Code Sample: Intel® Advanced Matrix Extensions (Intel® AMX) -...

This tutorial with code example shows how to use the new Intel® Advanced Matrix Extensions (Intel® AMX) on both Intel® Xeon® Scalable processor Max Series and 4th Gen Intel® Xeon® Scalable Processors.

Alberto Villarreal

Intel® AMX now introduces new extensions to the x86 Instruction Set Architecture (ISA) to work on matrices and which may accelerate matrix multiplication in AI workloads. It consists of two components:

A set of 2-dimensional registers (tiles), which can hold sub-matrices from larger matrices in memory.
An accelerator called Tile Matrix Multiply (TMUL) which contains instructions that operate on tiles.

This code sample demonstrates testing the new instructions using intrinsic functions. It is simplified to highlight use of new Intel® AMX instructions. It should not be used as a basis for production code. Only for demostration purposes.

The source code is available to download.

Next is a summary and basic steps to start using Intel® AMX. More detailed information about Intel® AMX and TMUL is in the Intel® Architecture Instruction Set Extensions Programming Reference and the Intel® 64 and IA-32 Architectures Software Developer’s Manual

Tile and TMUL architecture

Before using TMUL instructions, the tile architecture must be configured specifying the tile configuration including number of tiles and tile sizes (the palette). This configuration step is to be performed once and the configuration remains until it is either changed by the code or is released. It is up to the programmer to start/change/release configuration/palette of the tiles. The information about the maximum number of tiles supported, and tiles maximum size for the specific hardware in use can be obtained via CPUID.

Once the tiles are configured, TMUL instructions can be used to perform matrix multiplications (currently, INT8 and BF16 types are supported). The TMUL instructions, when executed, will dynamically check the maximum sizes of the tile and the matrix sizes that allow a mathematically correct matrix multiplication.

Intel® AMX supports XSAVE, which defines processor registers that can be saved and restored using instructions in the XSAVE feature set.

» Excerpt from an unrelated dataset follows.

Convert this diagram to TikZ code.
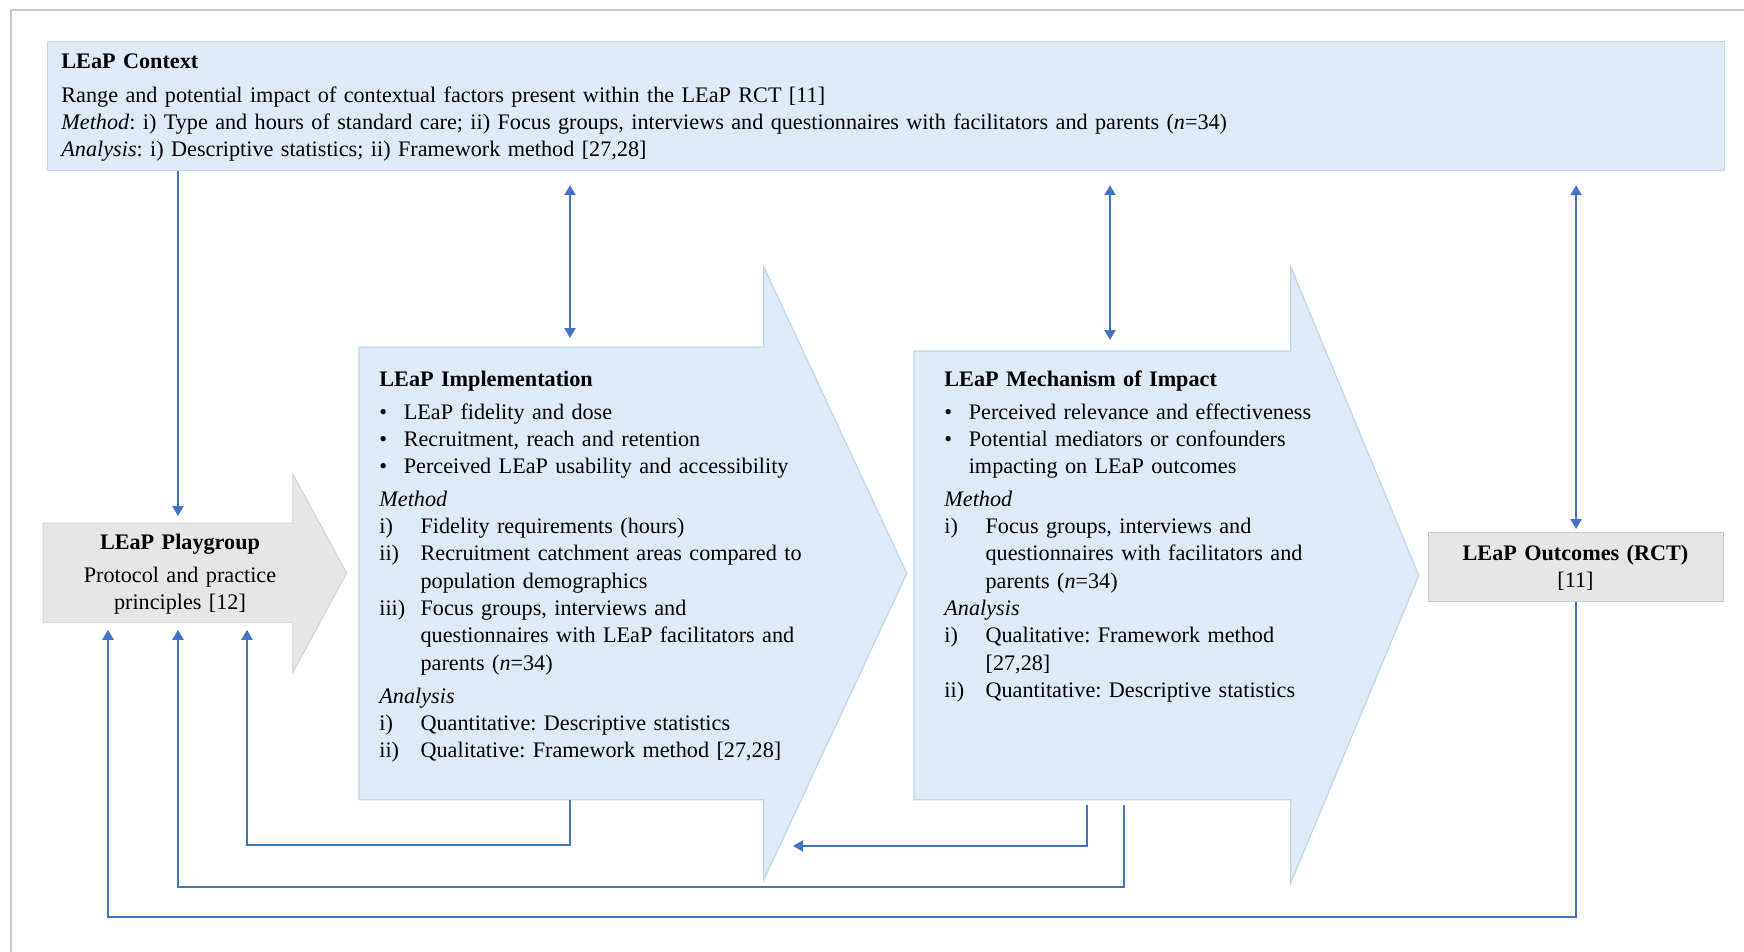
\documentclass[tikz,border=0pt]{standalone}
\usepackage{fontspec}
\setmainfont{Liberation Serif}
\usetikzlibrary{arrows.meta,calc}
\definecolor{blockfill}{HTML}{DEEBF7}
\definecolor{blockline}{HTML}{BDD7EE}
\definecolor{greyfill}{HTML}{E6E6E6}
\definecolor{greyline}{HTML}{C9C9C9}
\definecolor{linkblue}{HTML}{4472C4}
\definecolor{framegrey}{HTML}{C8C8C8}

\newcommand{\bulline}[1]{\makebox[12.2pt][l]{\textbullet}#1}
\newcommand{\bulwrap}[1]{\hspace*{12.2pt}#1}
\newcommand{\numline}[2]{\makebox[20.6pt][l]{#1}#2}
\newcommand{\wrapline}[1]{\hspace*{20.6pt}#1}
\frenchspacing

\begin{document}
\begin{tikzpicture}[
  x=0.5pt, y=-0.5pt,
  >={Triangle[length=5pt,width=5.5pt]},
  txt/.style={font=\fontsize{11.1}{13.65}\selectfont, inner sep=0pt},
  lefttext/.style={txt, anchor=base west, align=left, text width=#1},
  midtext/.style={txt, anchor=base, align=center, text width=#1},
  body/.style={anchor=north west, inner sep=0pt, minimum width=#1},
  bluearrow/.style={fill=blockfill, draw=blockline, line width=0.6pt},
  greyarrow/.style={fill=greyfill, draw=greyfill!90!black, line width=0.4pt},
  link/.style={->, draw=linkblue, line width=1.1pt},
  dlink/.style={<->, draw=linkblue, line width=1.1pt}
]
\useasboundingbox (0,0) rectangle (1744,952);
\draw[framegrey, line width=0.6pt] (11,952) -- (11,10) -- (1744,10);

% context box
\node[body=838.5pt, minimum height=64.5pt, fill=blockfill, draw=blockline, line width=0.6pt] (ctx) at (47,41) {};
\node[lefttext=800pt] (ctxtext) at (61,69) {\textbf{LEaP Context}\\[3pt]
Range and potential impact of contextual factors present within the LEaP RCT [11]\\
\textit{Method}: i) Type and hours of standard care; ii) Focus groups, interviews and questionnaires with facilitators and parents (\textit{n}=34)\\
\textit{Analysis}: i) Descriptive statistics; ii) Framework method [27,28]};

% block arrows
\node[body=124.5pt, minimum height=49.5pt] (pg) at (43,523) {};
\filldraw[greyarrow] (pg.north west) -- (pg.north east) -- ++(0,-49) -- ($(pg.east)+(54,0)$)
  -- ($(pg.south east)+(0,50)$) -- (pg.south east) -- (pg.south west) -- cycle;
\node[body=202pt, minimum height=226pt] (impl) at (359,347) {};
\filldraw[bluearrow] (impl.north west) -- (impl.north east) -- ++(0,-80) -- ($(impl.east)+(143,0)$)
  -- ($(impl.south east)+(0,80)$) -- (impl.south east) -- (impl.south west) -- cycle;
\node[body=188pt, minimum height=224pt] (mech) at (914,351) {};
\filldraw[bluearrow] (mech.north west) -- (mech.north east) -- ++(0,-84) -- ($(mech.east)+(128,0)$)
  -- ($(mech.south east)+(0,83)$) -- (mech.south east) -- (mech.south west) -- cycle;
\node[body=147.5pt, minimum height=34.5pt, fill=greyfill, draw=greyline, line width=0.6pt] (out) at (1428,532) {};

% texts
\node[midtext=130pt] (pgtext) at (180,549) {\textbf{LEaP Playgroup}\\[3pt]
Protocol and practice\\ principles [12]};
\node[lefttext=380pt] (impltext) at (379,386) {\textbf{LEaP Implementation}\\[3pt]
\bulline{LEaP fidelity and dose}\\
\bulline{Recruitment, reach and retention}\\
\bulline{Perceived LEaP usability and accessibility}\\[2.5pt]
\textit{Method}\\
\numline{i)}{Fidelity requirements (hours)}\\
\numline{ii)}{Recruitment catchment areas compared to}\\
\wrapline{population demographics}\\
\numline{iii)}{Focus groups, interviews and}\\
\wrapline{questionnaires with LEaP facilitators and}\\
\wrapline{parents (\textit{n}=34)}\\[3pt]
\textit{Analysis}\\
\numline{i)}{Quantitative: Descriptive statistics}\\
\numline{ii)}{Qualitative: Framework method [27,28]}};
\node[lefttext=330pt] (mechtext) at (944,386) {\textbf{LEaP Mechanism of Impact}\\[3pt]
\bulline{Perceived relevance and effectiveness}\\
\bulline{Potential mediators or confounders}\\
\bulwrap{impacting on LEaP outcomes}\\[2.5pt]
\textit{Method}\\
\numline{i)}{Focus groups, interviews and}\\
\wrapline{questionnaires with facilitators and}\\
\wrapline{parents (\textit{n}=34)}\\
\textit{Analysis}\\
\numline{i)}{Qualitative: Framework method}\\
\wrapline{[27,28]}\\
\numline{ii)}{Quantitative: Descriptive statistics}};
\node[midtext=140pt] (outtext) at (1575.5,560) {\textbf{LEaP Outcomes (RCT)}\\{[11]}};

% lanes and taps
\coordinate (laneA) at (108,917);
\coordinate (laneB) at (178,887);
\coordinate (laneC) at (247,845);
\coordinate (implTap) at (570,0);
\coordinate (mechTap) at (1110,0);
\coordinate (mechDrop) at (1124,0);
\coordinate (implHead) at (793,846);
\coordinate (mechBack) at (1087,0);

% connectors
\draw[link, shorten >=3.5pt] (ctx.south -| laneB) -- (pg.north -| laneB);
\draw[dlink, shorten <=7pt, shorten >=4.5pt] (ctx.south -| implTap) -- (impl.north -| implTap);
\draw[dlink, shorten <=7pt, shorten >=5.5pt] (ctx.south -| mechTap) -- (mech.north -| mechTap);
\draw[dlink, shorten <=7pt, shorten >=1.5pt] (ctx.south -| out.north) -- (out.north);
\draw[link, shorten >=3.5pt] (impl.south -| implTap) |- (laneC) -- (pg.south -| laneC);
\draw[link, shorten <=2.5pt] (mech.south -| mechBack) |- (implHead);
\draw[link, shorten <=2.5pt, shorten >=3.5pt] (mech.south -| mechDrop) |- (laneB) -- (pg.south -| laneB);
\draw[link, shorten >=3.5pt] (out.south) |- (laneA) -- (pg.south -| laneA);
\end{tikzpicture}
\end{document}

The state components that Intel® AMX is associated with are XTILECFG and XTILEDATA (see Intel® Architecture Instruction Set Extensions Programming Reference for specifics). Also, as the XTILEDATA state component is large, it may not be enabled automatically by the operating system kernel, Nevertheless, it is possible to enable the XTILEDATA state component manually using XSTATE features, in which case the application will need to invoke a system call to request access to Intel® AMX features.

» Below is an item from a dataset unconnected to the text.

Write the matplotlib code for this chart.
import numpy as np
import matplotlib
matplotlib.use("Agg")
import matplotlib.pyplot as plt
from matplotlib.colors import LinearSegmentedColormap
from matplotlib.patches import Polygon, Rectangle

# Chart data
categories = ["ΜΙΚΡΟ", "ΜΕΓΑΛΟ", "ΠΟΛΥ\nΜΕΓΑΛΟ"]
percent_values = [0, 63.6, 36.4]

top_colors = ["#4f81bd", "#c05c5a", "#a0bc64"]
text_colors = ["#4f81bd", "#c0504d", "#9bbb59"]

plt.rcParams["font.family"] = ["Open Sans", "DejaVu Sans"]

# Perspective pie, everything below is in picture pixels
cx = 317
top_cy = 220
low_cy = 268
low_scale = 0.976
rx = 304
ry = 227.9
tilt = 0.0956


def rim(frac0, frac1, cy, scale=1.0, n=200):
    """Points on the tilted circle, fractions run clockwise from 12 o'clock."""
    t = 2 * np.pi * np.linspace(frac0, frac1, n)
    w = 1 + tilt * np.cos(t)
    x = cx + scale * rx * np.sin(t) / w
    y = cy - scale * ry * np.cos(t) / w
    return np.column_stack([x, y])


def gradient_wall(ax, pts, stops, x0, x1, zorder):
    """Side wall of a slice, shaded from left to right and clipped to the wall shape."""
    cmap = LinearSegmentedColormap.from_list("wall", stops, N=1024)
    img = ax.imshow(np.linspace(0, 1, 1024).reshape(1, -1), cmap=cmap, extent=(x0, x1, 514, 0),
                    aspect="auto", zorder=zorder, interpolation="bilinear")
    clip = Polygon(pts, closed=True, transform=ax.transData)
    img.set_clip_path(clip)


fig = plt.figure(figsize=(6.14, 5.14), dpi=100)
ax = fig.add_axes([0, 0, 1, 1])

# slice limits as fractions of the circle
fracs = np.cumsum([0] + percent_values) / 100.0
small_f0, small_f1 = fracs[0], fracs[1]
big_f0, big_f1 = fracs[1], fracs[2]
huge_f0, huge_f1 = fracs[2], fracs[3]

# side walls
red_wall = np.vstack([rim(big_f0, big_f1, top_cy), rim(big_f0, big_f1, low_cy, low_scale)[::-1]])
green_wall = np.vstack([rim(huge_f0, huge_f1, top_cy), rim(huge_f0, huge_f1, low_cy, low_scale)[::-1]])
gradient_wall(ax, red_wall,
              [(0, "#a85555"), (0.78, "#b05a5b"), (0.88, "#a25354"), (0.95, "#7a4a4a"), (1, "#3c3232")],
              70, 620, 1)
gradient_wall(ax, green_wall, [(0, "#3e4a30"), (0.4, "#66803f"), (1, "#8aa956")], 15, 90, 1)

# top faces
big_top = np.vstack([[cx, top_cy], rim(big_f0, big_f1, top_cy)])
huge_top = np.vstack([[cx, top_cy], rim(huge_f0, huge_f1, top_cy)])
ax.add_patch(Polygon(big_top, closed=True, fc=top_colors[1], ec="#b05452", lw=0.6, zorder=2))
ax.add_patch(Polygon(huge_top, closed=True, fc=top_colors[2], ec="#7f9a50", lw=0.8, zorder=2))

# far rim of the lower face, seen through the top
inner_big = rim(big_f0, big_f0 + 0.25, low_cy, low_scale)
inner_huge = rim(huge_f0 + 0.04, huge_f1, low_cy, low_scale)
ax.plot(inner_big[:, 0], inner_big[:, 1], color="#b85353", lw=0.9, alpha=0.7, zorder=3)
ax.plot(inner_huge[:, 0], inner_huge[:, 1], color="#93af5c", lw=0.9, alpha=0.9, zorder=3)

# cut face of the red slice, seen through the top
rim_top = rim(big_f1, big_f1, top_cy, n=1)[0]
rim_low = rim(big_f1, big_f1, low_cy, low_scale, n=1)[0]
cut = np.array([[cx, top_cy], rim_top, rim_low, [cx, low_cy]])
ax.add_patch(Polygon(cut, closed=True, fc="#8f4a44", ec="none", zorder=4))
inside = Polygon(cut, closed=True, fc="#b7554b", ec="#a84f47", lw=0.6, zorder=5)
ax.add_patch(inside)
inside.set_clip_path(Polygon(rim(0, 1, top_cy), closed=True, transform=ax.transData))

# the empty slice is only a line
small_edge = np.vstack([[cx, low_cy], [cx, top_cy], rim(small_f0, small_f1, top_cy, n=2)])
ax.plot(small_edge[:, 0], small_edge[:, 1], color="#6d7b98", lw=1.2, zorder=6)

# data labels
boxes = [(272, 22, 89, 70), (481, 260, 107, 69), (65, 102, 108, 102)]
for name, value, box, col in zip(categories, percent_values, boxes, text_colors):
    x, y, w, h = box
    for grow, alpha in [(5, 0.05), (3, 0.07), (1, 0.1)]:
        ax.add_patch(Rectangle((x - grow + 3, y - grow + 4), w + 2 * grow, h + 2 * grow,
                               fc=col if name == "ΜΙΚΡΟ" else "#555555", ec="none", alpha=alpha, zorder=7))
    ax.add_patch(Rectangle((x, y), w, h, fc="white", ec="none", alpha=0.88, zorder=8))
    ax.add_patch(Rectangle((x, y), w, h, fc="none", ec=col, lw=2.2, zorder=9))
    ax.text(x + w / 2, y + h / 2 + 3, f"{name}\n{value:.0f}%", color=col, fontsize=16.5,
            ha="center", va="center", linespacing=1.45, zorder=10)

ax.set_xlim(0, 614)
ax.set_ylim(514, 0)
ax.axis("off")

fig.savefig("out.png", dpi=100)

In the code sample walkthrough next, an INT8 matrix multiplication will demonstrate the above procedure step by step. Specifically, the code sample will multiply matrices A and B of size 16 x 64 containing INT8 values, and accumulate the result to a 16 x 16 matrix C containing INT32 values.

Code sample walkthrough

First, define constants declaring max number of elements per tile, maximum number of rows and columns to configure the tiles, and actual number of columns in the matrices:

#define MAX 1024
#define MAX_ROWS 16
#define MAX_COLS 64
#define STRIDE 64

1. The first step of the tile configuration step described above is to declare the data structure that will hold the control register for tile configuration:

//Define tile config data structure
typedef struct __tile_config
{
  uint8_t palette_id;
  uint8_t start_row;
  uint8_t reserved_0[14];
  uint16_t colsb[16];
  uint8_t rows[16];
} __tilecfg;

This data structure in the code sample is designed to match the tile configuration format defined as a 64-byte memory location, as defined in the Intel® Intrinsics Guide:

// format of memory payload. each field is a byte.
// 0: palette_id
// 1: startRow (8b)
// 2-15: reserved (must be zero)
// 16-17: tile0.colsb -- bytes_per_row
// 18-19: tile1.colsb
// 20-21: tile2.colsb
// ...
// 46-47: tile15.colsb
// 48: tile0.rows
// 49: tile1.rows
// 50: tile2.rows
// ...
// 63: tile15.rows

The next step in the tile configuration is to fill the tile configuration variable with the specific information given by the matrices A, B and C used in this example:

/* Initialize tile config */
static void init_tile_config (__tilecfg *tileinfo)
{
  int i;
  tileinfo->palette_id = 1;
  tileinfo->start_row = 0;

  for (i = 0; i < 1; ++i)
  {
    tileinfo->colsb[i] = MAX_ROWS;
    tileinfo->rows[i] =  MAX_ROWS;
  }

  for (i = 1; i < 4; ++i)
  {
    tileinfo->colsb[i] = MAX_COLS;
    tileinfo->rows[i] =  MAX_ROWS;
  }

  _tile_loadconfig (tileinfo);
}

In the above function, the _tile_loadconfig() intrinsic function is used to load the tile configuration metadata from the 64-byte memory location specified by tileinfo.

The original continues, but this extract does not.